1st Governor of the Bangko Sentral ng Pilipinas
- In office July 4, 1993 – July 4, 1999
- President: Fidel V. Ramos Joseph Estrada
- Preceded by: Jose L. Cuisia, Jr. as (Governor of Central Bank of the Philippines)
- Succeeded by: Rafael Buenaventura

Personal details
- Born: 18 March 1929 Lingayen, Pangasinan, Philippine Commonwealth
- Died: 29 March 2016 (aged 87) Manila, Philippines
- Spouse: Moonyeen Singson†
- Children: 3
- Profession: Lawyer, Banker

= Gabriel Singson =

Filipino banker (1929–2016)

Gabriel dela Cruz Singson (18 March 1929 – 29 March 2016) was a Filipino lawyer and banker, who served as the first Governor of the Bangko Sentral ng Pilipinas (BSP) from 1993 to 1999. He was the first Governor of the BSP after former President Fidel V. Ramos signed the Republic Act 7653, otherwise known as New Central Bank Act, into law in 1993.

==Early life==
Singson was born on March 18, 1929, in the town of Lingayen, Pangasinan.

==Career==
Singson has also served different executive positions of various companies.
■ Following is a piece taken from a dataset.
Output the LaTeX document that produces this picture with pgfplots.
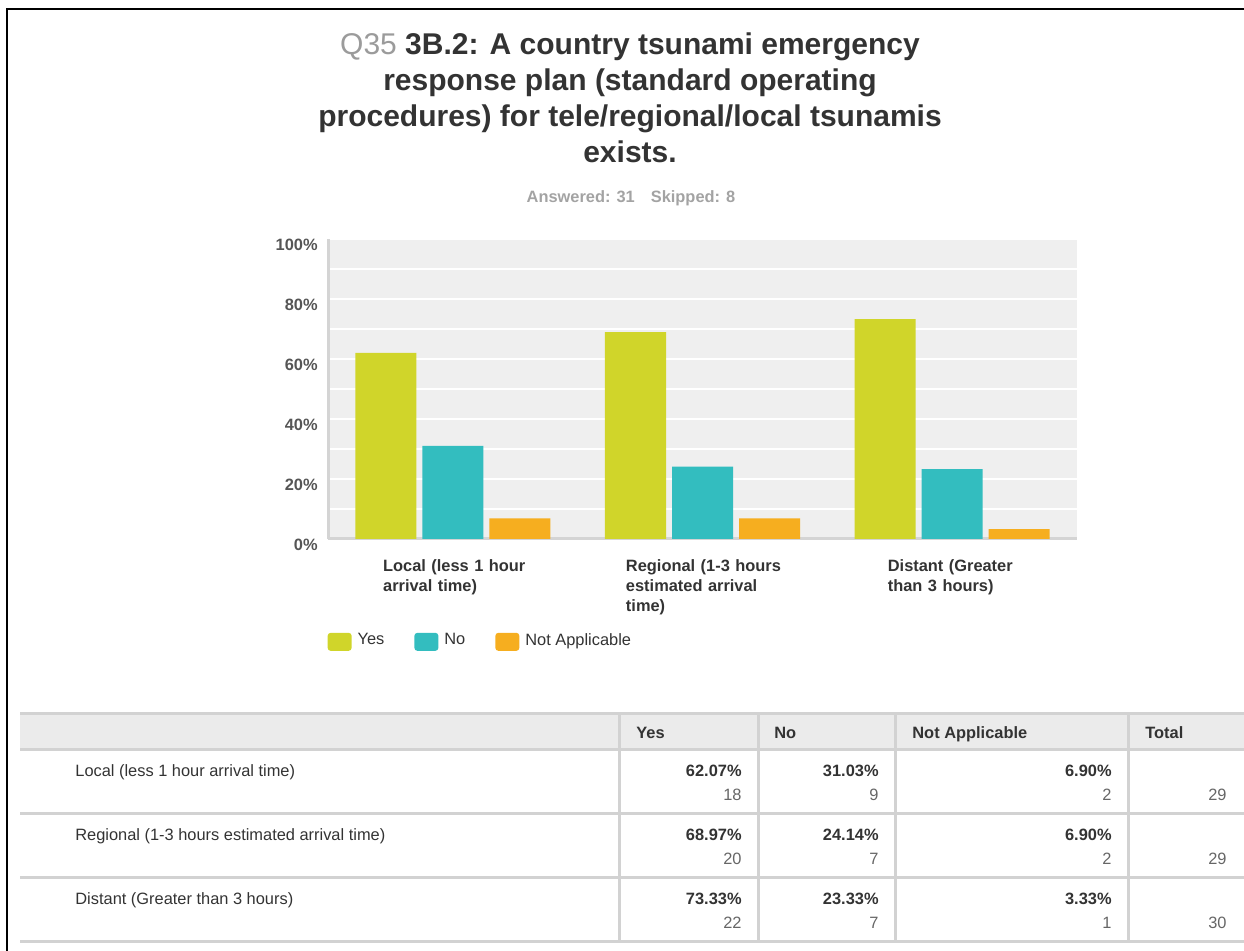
\documentclass[border=0pt]{standalone}
\usepackage{fontspec}
\setmainfont{Liberation Sans}
\usepackage{pgfplots}
\pgfplotsset{compat=1.18}

\definecolor{yescol}{HTML}{D0D52A}
\definecolor{nocol}{HTML}{33BDBF}
\definecolor{nacol}{HTML}{F6AE1F}
\definecolor{plotbg}{HTML}{EFEFEF}
\definecolor{axgray}{HTML}{D4D4D4}
\definecolor{txt}{HTML}{333333}
\definecolor{ticktxt}{HTML}{555555}
\definecolor{q35}{HTML}{9B9B9B}
\definecolor{sub}{HTML}{A3A3A3}
\definecolor{hdr}{HTML}{EBEBEB}
\definecolor{rule}{HTML}{D2D2D2}
\definecolor{cnt}{HTML}{666666}

\newcommand\sm{\fontsize{8.2}{10}\selectfont}
\newcommand\lab[2]{\hspace*{#1}\begin{tabular}[t]{@{}l@{}}#2\end{tabular}}

\begin{document}
\begin{tikzpicture}
\useasboundingbox (0,0) rectangle (622pt,-475.5pt);

\begin{scope}[x=0.5pt,y=-0.5pt]
  % frame
  \draw[line width=1.3pt] (7,951) -- (7,9) -- (1244,9);
  % title
  \node[anchor=north, align=center, inner sep=0pt, text=txt,
        font=\fontsize{15}{18}\selectfont\bfseries] at (630,32)
    {{\color{q35}\mdseries Q35} 3B.2: A country tsunami emergency\\
     response plan (standard operating\\
     procedures) for tele/regional/local tsunamis\\
     exists.};
  \node[font=\sm\bfseries, text=sub] at (631,198) {Answered: 31\hspace{8pt}Skipped: 8};

  % table
  \fill[hdr] (20,714) rectangle (1244,750);
  \foreach \y in {714,750,814,878,942}
    \draw[rule, line width=1.5pt] (20,\y) -- (1244,\y);
  \foreach \x in {619,758,895,1128}
    \draw[rule, line width=1.5pt] (\x,714) -- (\x,942);
  \foreach \x/\t in {636/Yes, 774/No, 912/Not Applicable, 1145/Total}
    \node[anchor=base west, inner sep=0pt, font=\sm\bfseries, text=txt] at (\x,739) {\t};
  \foreach \y/\lbl/\a/\b/\c/\na/\nb/\nc/\tot in {
      777/Local (less 1 hour arrival time)/62.07/31.03/6.90/18/9/2/29,
      841/Regional (1-3 hours estimated arrival time)/68.97/24.14/6.90/20/7/2/29,
      905/Distant (Greater than 3 hours)/73.33/23.33/3.33/22/7/1/30} {
    \node[anchor=base west, inner sep=0pt, font=\sm, text=txt] at (75,\y) {\lbl};
    \node[anchor=base east, inner sep=0pt, font=\sm\bfseries, text=txt] at (742,\y) {\a\%};
    \node[anchor=base east, inner sep=0pt, font=\sm\bfseries, text=txt] at (879,\y) {\b\%};
    \node[anchor=base east, inner sep=0pt, font=\sm\bfseries, text=txt] at (1112,\y) {\c\%};
    \node[anchor=base east, inner sep=0pt, font=\sm, text=cnt] at (742,\y+24) {\na};
    \node[anchor=base east, inner sep=0pt, font=\sm, text=cnt] at (879,\y+24) {\nb};
    \node[anchor=base east, inner sep=0pt, font=\sm, text=cnt] at (1112,\y+24) {\nc};
    \node[anchor=base east, inner sep=0pt, font=\sm, text=cnt] at (1227,\y+24) {\tot};
  }
\end{scope}

\begin{axis}[
    at={(164pt,-269.5pt)}, anchor=south west,
    scale only axis, width=374.5pt, height=150pt,
    xmin=-0.5, xmax=2.5, ymin=0, ymax=100,
    ybar=3pt, bar width=30.5pt,
    axis background/.style={fill=plotbg},
    axis x line*=bottom, axis y line*=left,
    axis line style={draw=axgray, line width=1.5pt, -},
    ytick={0,20,...,100}, minor ytick={10,30,50,70,90},
    ymajorgrids, yminorgrids,
    major grid style={white, line width=1pt},
    minor grid style={white, line width=1pt},
    major tick length=0pt, minor tick length=0pt,
    /pgf/number format/assume math mode=true,
    yticklabel={\pgfmathprintnumber{\tick}\%},
    yticklabel style={font=\sm\bfseries, text=ticktxt, inner sep=0pt, xshift=-5pt, yshift=-3pt},
    xtick={0,1,2},
    xticklabels={
      {\lab{3.9pt}{Local (less 1 hour\\arrival time)}},
      {\lab{0.5pt}{Regional (1-3 hours\\estimated arrival\\time)}},
      {\lab{6.6pt}{Distant (Greater\\than 3 hours)}}},
    xticklabel style={font=\sm\bfseries, text=txt, text width=77.5pt, align=left,
                      anchor=north, inner sep=0pt, yshift=-9pt},
    legend columns=-1,
    legend style={at={(-0.001,-0.30)}, anchor=north west, draw=none, fill=none,
                  font=\sm, text=txt, inner sep=0pt,
                  /tikz/every even column/.append style={column sep=13pt}},
    legend image code/.code={\fill[#1, rounded corners=1.5pt] (0pt,-5pt) rectangle (12pt,4pt);
                             \path (13pt,0pt);},
  ]
  \addplot[fill=yescol, draw=none] coordinates {(0,62.07) (1,68.97) (2,73.33)};
  \addplot[fill=nocol, draw=none] coordinates {(0,31.03) (1,24.14) (2,23.33)};
  \addplot[fill=nacol, draw=none] coordinates {(0,6.90) (1,6.90) (2,3.33)};
  \legend{Yes, No, Not Applicable}
\end{axis}
\end{tikzpicture}
\end{document}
He was the recipient of the 1998 Management Man of the Year conferred by the Management Association of the Philippines.

==Personal life==
He was married to Moonyeen Singson with 3 children: Carissa Singson-Mabasa, Gabriel Singson Jr. and Gerard Singson.

==Death==
He died at the age of 87 on March 29, 2016.